Everything You Always Wanted To Know About Jacques Jouet
(But Were Afraid To Ask)


Once again, with this special section on Jacques Jouet, SubStance returns to a format it practiced in its early years, introducing the work of a writer whom it feels deserving of broader recognition among readers of contemporary literature. As Sydney Lévy put it in a recent issue, there are only two rules to be observed here: first, that the author work with the journal in order to shape the dossier; second, that the author figure among the contributors.

Born in 1947, Jouet joined the Ouvroir de Littérature Potentielle (Oulipo) in 1983. He is the author of more than forty books, works that boldly traverse the spectrum of genres available to writers today, and which beggar any attempts at normative critical description--just the sort of gesture, alas, that the present circumstance demands. Suffice it to say that each of those books, regardless of genre, puts literature itself to the question in fresh, intriguing ways, as Jouet deploys wit, erudition, playfulness, and a poetic imagination in which tradition and innovation find such felicitous articulation that they become virtually indistinguishable.

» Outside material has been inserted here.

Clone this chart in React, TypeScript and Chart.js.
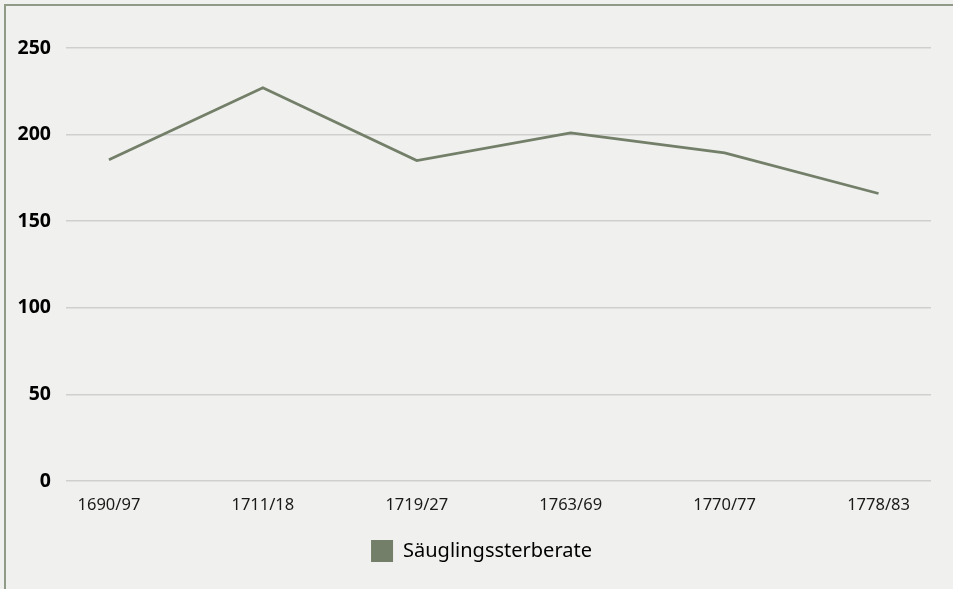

His own piece on formal constraint here will give the reader some idea of the importance of rigorous structure, both in his own work and in the broader literary aesthetic of the Oulipo. Michelle Grangaud's essay on Jouet's recent three-volume collection of poetry, Navet, linge, oeil-de-vieux, offers a reading of Jouet's ethos of poetry as vital practice, from the perspective of a fellow-poet. Jean-Didier Wagneur has explored Jouet's "Republic Novel" cycle, in a consideration of the fiction of power and the power of fiction. Marc Lapprand examines a fixed poetic form of Jouet's own invention, the "metro poem"; and Ian Monk has provided some examples of those poems in English translation. For my part, I have focused on the way Jouet puts the principle of exhaustion into play in his writing. Finally, I should mention that we expected a contribution from Jean-Charles Baduli, who promised to eviscerate Jouet's work and persuade us that his books should be burned; but I must report that Baduli's project has been abandoned. One can only conclude that some critical tasks are more difficult than others.